__Information provided__.
* Start *

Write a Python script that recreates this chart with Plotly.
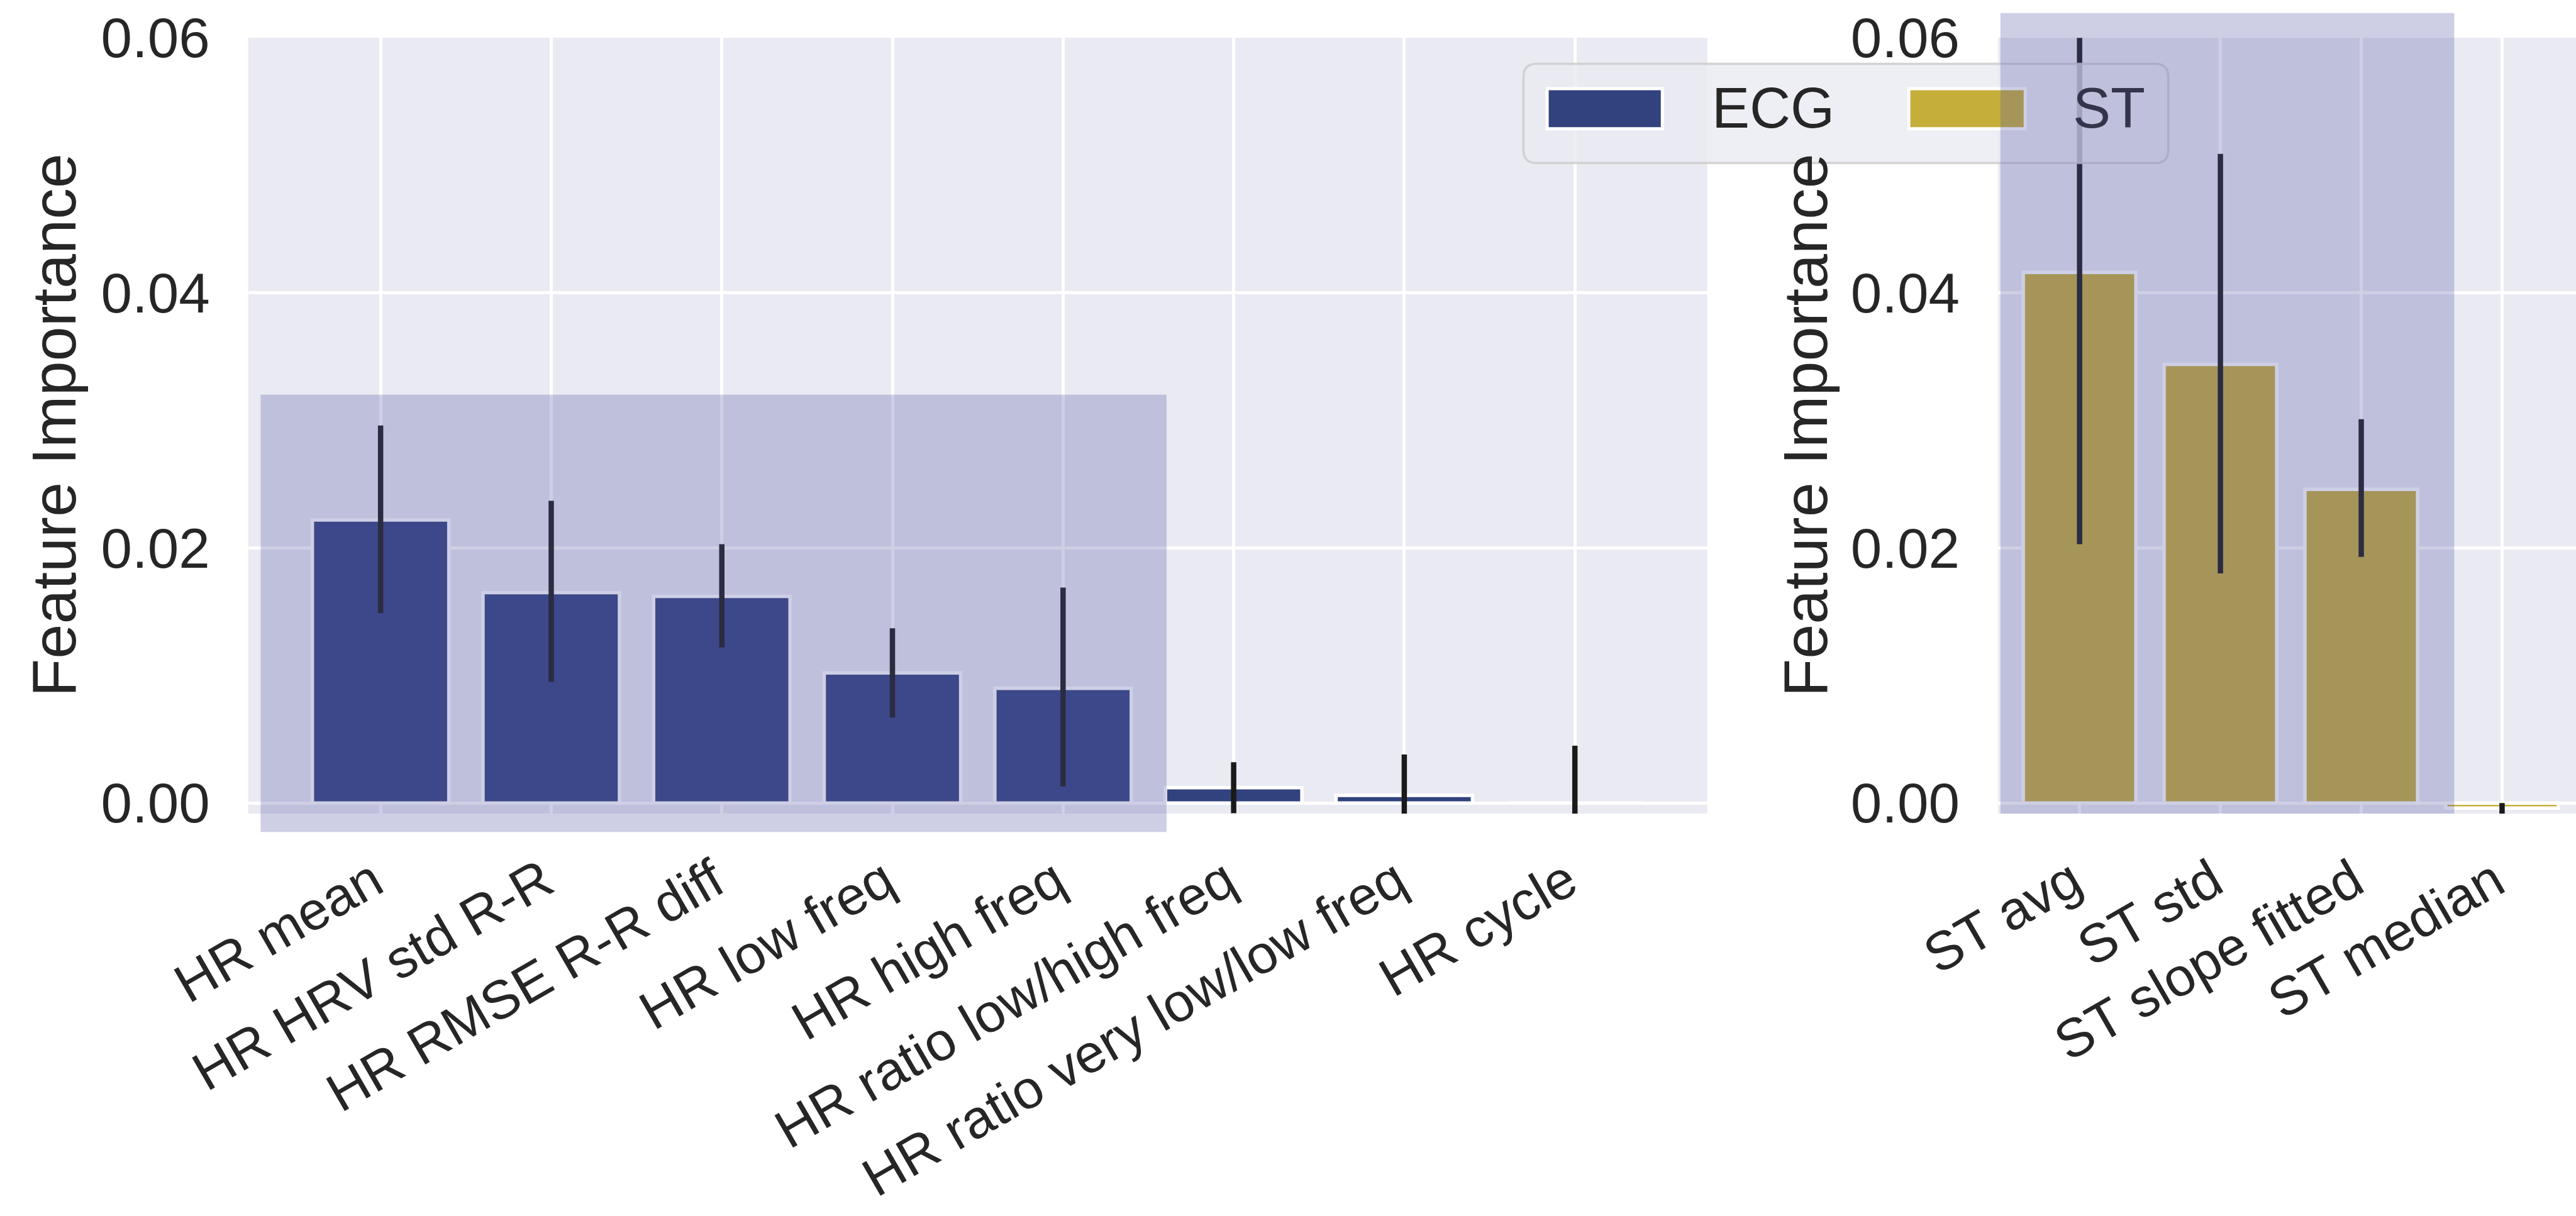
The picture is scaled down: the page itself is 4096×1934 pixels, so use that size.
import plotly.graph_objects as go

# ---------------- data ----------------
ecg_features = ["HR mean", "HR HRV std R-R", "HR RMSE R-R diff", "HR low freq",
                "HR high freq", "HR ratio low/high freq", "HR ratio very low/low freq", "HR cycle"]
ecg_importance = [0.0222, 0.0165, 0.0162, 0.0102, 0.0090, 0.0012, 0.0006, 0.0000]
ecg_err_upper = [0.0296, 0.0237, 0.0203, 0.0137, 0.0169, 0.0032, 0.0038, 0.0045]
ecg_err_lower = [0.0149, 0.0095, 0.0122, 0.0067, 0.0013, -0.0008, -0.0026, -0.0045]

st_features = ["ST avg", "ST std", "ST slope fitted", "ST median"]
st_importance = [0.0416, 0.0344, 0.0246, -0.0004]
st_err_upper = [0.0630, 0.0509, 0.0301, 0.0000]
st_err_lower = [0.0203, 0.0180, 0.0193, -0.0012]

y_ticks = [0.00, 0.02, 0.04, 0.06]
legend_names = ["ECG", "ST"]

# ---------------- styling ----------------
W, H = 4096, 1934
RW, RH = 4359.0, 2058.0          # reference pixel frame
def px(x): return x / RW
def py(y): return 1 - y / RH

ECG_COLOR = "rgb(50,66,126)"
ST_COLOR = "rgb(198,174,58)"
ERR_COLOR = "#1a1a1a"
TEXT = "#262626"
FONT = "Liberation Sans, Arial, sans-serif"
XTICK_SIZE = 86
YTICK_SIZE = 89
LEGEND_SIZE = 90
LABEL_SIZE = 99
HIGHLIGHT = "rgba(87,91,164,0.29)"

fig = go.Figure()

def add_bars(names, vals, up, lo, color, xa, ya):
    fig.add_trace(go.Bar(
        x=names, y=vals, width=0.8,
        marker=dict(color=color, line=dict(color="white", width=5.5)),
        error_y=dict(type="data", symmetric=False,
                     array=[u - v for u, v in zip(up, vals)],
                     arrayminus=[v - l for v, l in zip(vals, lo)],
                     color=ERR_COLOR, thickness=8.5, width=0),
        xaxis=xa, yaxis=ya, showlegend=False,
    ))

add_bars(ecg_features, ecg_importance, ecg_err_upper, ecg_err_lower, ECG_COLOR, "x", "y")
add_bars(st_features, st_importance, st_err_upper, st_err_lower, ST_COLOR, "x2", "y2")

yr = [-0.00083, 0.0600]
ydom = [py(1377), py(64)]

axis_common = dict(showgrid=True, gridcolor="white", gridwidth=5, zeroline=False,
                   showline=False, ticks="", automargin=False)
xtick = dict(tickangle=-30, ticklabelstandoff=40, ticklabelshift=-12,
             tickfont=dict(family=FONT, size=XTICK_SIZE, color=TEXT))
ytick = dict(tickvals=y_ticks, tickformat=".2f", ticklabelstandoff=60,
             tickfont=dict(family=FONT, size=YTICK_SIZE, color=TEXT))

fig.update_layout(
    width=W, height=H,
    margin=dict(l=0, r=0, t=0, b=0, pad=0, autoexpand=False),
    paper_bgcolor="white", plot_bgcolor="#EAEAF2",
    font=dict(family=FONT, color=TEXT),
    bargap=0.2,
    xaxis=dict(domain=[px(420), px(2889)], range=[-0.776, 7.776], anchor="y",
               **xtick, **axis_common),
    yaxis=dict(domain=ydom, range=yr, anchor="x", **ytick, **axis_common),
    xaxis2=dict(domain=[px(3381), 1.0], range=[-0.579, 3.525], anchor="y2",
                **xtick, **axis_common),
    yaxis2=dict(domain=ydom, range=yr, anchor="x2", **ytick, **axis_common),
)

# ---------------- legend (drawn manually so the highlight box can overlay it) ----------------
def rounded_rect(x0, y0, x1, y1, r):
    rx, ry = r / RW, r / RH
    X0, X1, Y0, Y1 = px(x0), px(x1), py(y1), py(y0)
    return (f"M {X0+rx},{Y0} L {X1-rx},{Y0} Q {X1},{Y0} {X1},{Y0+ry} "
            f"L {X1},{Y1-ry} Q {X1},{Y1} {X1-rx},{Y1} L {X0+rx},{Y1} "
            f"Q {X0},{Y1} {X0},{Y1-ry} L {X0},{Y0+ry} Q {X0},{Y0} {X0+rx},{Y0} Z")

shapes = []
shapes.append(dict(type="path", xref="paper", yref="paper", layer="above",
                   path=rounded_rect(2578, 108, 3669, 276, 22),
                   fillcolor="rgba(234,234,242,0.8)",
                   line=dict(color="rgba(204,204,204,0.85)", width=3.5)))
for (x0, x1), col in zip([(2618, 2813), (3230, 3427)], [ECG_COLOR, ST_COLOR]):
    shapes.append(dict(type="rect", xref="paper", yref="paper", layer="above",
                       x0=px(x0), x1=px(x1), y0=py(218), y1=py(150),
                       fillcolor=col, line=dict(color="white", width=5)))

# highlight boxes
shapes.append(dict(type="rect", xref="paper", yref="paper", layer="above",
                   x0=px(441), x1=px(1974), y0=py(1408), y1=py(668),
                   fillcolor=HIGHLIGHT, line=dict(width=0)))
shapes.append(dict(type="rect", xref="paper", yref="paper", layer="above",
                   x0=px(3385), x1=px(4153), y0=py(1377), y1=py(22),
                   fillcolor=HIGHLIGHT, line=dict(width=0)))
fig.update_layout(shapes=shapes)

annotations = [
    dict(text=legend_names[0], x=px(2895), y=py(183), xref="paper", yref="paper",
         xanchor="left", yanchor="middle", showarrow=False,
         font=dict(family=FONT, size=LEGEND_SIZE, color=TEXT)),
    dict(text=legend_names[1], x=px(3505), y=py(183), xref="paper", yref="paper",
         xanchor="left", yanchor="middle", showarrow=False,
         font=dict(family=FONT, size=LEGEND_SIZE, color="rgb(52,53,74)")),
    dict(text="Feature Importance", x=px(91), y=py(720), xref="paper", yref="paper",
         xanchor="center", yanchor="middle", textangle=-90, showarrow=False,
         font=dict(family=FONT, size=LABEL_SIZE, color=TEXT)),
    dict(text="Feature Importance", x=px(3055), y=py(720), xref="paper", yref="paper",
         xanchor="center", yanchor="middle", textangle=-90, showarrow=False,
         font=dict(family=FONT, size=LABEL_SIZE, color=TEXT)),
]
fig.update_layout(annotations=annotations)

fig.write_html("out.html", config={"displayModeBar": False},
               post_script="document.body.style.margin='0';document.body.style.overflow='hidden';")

* End *
* Start *

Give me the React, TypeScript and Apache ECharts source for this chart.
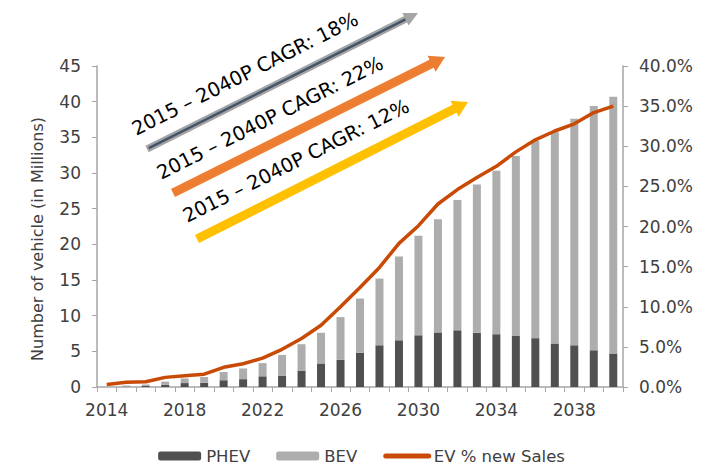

* End *

__Directive__. Count the lines of the listing above that include the word "this" and state the total with nothing else.

__Exercise response__. 2